In 2013, the IRS tried to crack down on political C4s masquerading as social welfare groups. The ultimate harvest was the ginned-up IRS "scandal," in which Rep. Darrell Issa (R-Vista) tried, and ultimately failed, to prove that the agency crackdown was focused on conservative organizations.

The real goal of the IRS attackers was to hamstring its regulation of any political C4s, which were too good a funnel for secret money.  Instead, the IRS sat down to write bright-line regulations defining the permissible activities of C4s once and for all.

You shouldn't be surprised that front persons for big-money donors -- that is, almost everyone in Congress -- are exploiting the budget negotiations to stop that effort in its tracks. According to the budget bill, no funds can be used by the IRS to "issue, revise, or finalize any regulation, revenue ruling, or other guidance" related to 501(c)4s. Who benefits from this stricture? The secret donors, that's who.
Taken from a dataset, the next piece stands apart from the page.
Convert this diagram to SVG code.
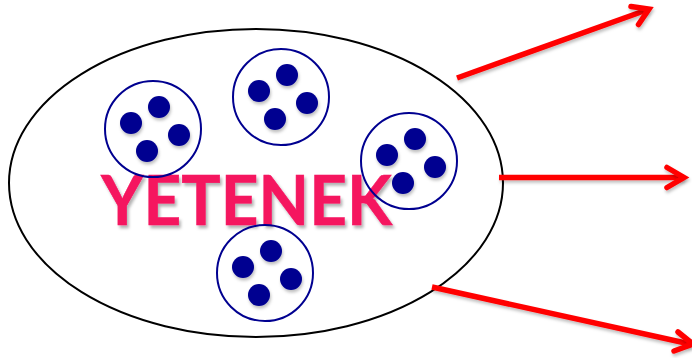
<svg xmlns="http://www.w3.org/2000/svg" width="692" height="358" viewBox="0 0 692 358">
<style>
.ring{fill:none;stroke:#000090;stroke-width:2}
.dot{fill:#000090;filter:url(#sh)}
.arrow{fill:none;stroke:#ff0000;stroke-width:5.500;filter:url(#sh)}
.head{stroke-linecap:round;stroke-linejoin:miter}
</style>
<defs>
<filter id="sh" filterUnits="userSpaceOnUse" x="0" y="0" width="692" height="358"><feDropShadow dx="1" dy="2.500" stdDeviation="1.600" flood-color="#000" flood-opacity="0.25"/></filter>
<filter id="ts" filterUnits="userSpaceOnUse" x="0" y="0" width="692" height="358"><feDropShadow dx="2" dy="3" stdDeviation="1.500" flood-color="#000" flood-opacity="0.3"/></filter>
</defs>
<rect width="692" height="358" fill="#fff"/>
<g id="outer"><ellipse cx="256" cy="183" rx="247" ry="154" fill="none" stroke="#000" stroke-width="2"/></g>
<g id="label"><text x="246.500" y="225" text-anchor="middle" font-family="Lato, sans-serif" font-weight="700" font-size="69" textLength="291" lengthAdjust="spacingAndGlyphs" fill="#f5145f" stroke="#f5145f" stroke-width="0.500" filter="url(#ts)">YETENEK</text></g>
<g id="cluster1"><circle class="ring" cx="153" cy="129" r="48"/><circle class="dot" cx="131" cy="123" r="11"/><circle class="dot" cx="159" cy="107" r="11"/><circle class="dot" cx="179" cy="135" r="11"/><circle class="dot" cx="147" cy="151" r="11"/></g>
<g id="cluster2"><circle class="ring" cx="281" cy="97" r="48"/><circle class="dot" cx="259" cy="91" r="11"/><circle class="dot" cx="287" cy="75" r="11"/><circle class="dot" cx="307" cy="103" r="11"/><circle class="dot" cx="275" cy="119" r="11"/></g>
<g id="cluster3"><circle class="ring" cx="409" cy="161" r="48"/><circle class="dot" cx="387" cy="155" r="11"/><circle class="dot" cx="415" cy="139" r="11"/><circle class="dot" cx="435" cy="167" r="11"/><circle class="dot" cx="403" cy="183" r="11"/></g>
<g id="cluster4"><circle class="ring" cx="265" cy="273" r="48"/><circle class="dot" cx="243" cy="267" r="11"/><circle class="dot" cx="271" cy="251" r="11"/><circle class="dot" cx="291" cy="279" r="11"/><circle class="dot" cx="259" cy="295" r="11"/></g>
<g id="connectors">
<path class="arrow" d="M457 78L648 9.500"/><path class="arrow head" d="M631 6.500L649 9L638.500 24.500"/>
<path class="arrow" d="M499 177.500H684"/><path class="arrow head" d="M667 167.500L684 177.500L667 187.500"/>
<path class="arrow" d="M432 287L690 344"/><path class="arrow head" d="M678 332L693 344L674 351"/>
</g>
</svg>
The second provision relates to a campaign by investors and Democrats to prod the SEC into forcing corporations to disclose their political spending. The idea gained steam from a 2011 petition by a group of corporate law experts arguing that the Citizens United decision made corporate disclosure especially urgent. The petition has attracted 1.2 million public comments, the most in the SEC's history. The budget bill prohibits the agency from spending any funds to "finalize, issue, or implement" any rule on disclosure of political contributions.

As the petition observed, shareholder interest in such disclosure was so strong that more than half the companies in the Standard & Poor's 100 index had voluntarily adopted the policy by 2011. But the pace of adoption had slowed considerably in recent years, suggesting that SEC action is needed.

Indeed, the Supreme Court in Citizens United placed great weight on the value of disclosure -- perhaps naively so. "With the advent of the Internet," Justice Anthony M. Kennedy wrote for the majority, "prompt disclosure of expenditures can provide shareholders and citizens with the information needed to hold corporations and elected officials accountable for their positions and supporters." Disclosure would enable shareholders to "determine whether their corporation’s political speech advances the corporation’s interest in making profits, and citizens can see whether elected officials are 'in the pocket’ of so-called moneyed interests."

But as the law professors noted, this system doesn't work unless shareholders "have information about the company’s political speech....Absent disclosure, shareholders are unable to hold directors and executives accountable when they spend corporate funds on politics in a way that departs from shareholder interests."

The budget bill advances only donors' interests by cutting off the SEC rulemaking. "They're halting the most-requested rule in SEC history," says Lisa Gilbert, the director of Public Citizen's Congress Watch.  

The restrictions raise the profile of some other regulatory initiatives that aren't affected by the budget bill. Among the most important is an executive order under consideration at the White House that would require government contractors to disclose their political contributions. Since about 70% of Fortune 500 corporations are government contractors, Gilbert says, they'd be forced to disclose even without an SEC rule. But it's still unclear whether President Obama will issue the order.